| What is expected |
Reply with one number: how many lines contain the word "this".

| The input |
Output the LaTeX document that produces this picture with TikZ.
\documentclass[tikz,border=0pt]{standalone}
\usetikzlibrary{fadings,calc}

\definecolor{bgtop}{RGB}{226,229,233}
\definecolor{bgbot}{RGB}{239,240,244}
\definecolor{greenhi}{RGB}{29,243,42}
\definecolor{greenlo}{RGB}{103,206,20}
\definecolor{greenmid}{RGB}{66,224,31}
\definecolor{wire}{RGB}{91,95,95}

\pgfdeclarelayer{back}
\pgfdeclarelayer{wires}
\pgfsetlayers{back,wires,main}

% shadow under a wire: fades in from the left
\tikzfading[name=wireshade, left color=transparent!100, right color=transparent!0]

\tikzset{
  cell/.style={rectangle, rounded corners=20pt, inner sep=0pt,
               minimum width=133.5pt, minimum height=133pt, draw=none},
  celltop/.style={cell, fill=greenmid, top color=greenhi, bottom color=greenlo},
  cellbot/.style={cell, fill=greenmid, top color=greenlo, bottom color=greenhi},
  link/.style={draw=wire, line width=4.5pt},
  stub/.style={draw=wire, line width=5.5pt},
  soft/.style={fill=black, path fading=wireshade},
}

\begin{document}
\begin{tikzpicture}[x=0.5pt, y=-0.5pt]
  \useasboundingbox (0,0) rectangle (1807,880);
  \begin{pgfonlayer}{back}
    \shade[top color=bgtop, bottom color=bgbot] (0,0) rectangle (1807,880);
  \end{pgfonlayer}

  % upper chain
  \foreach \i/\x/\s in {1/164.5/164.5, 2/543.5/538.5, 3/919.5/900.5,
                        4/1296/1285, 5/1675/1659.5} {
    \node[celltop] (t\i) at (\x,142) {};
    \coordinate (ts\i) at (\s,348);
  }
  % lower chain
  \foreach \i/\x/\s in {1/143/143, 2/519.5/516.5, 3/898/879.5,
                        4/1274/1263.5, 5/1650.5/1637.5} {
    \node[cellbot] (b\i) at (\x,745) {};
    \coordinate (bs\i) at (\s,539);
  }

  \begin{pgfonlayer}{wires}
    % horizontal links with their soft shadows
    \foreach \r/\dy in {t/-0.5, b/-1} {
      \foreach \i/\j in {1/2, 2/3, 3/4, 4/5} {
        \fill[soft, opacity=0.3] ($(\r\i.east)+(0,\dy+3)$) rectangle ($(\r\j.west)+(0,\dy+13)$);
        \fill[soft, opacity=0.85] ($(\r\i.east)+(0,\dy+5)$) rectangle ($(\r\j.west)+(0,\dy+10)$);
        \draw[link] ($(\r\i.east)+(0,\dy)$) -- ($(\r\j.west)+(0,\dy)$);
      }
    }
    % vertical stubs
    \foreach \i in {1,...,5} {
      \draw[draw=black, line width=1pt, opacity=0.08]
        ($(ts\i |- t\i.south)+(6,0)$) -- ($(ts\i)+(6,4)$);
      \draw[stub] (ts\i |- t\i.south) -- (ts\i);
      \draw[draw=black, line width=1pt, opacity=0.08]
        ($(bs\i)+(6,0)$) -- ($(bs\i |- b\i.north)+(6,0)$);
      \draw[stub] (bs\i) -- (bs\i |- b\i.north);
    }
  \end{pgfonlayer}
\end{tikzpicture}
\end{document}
--
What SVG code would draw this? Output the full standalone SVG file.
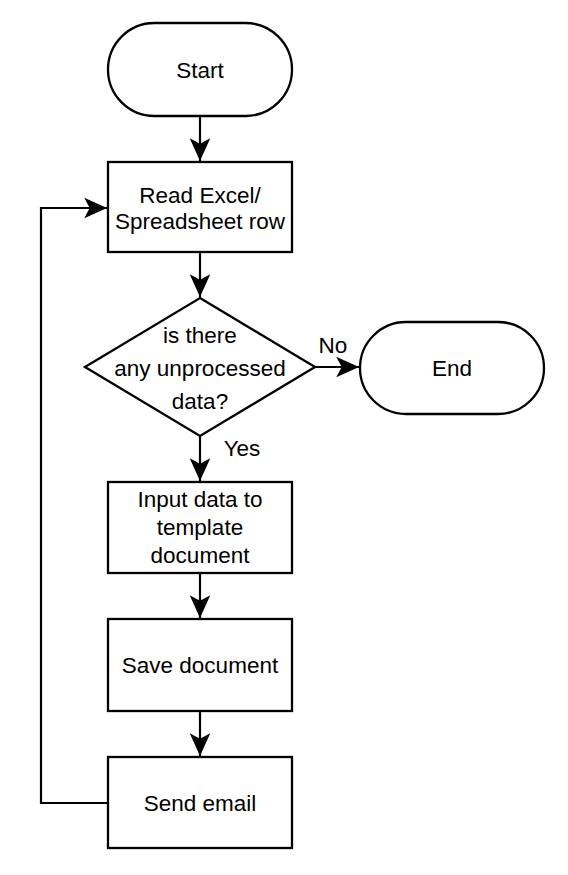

| Correct output |
2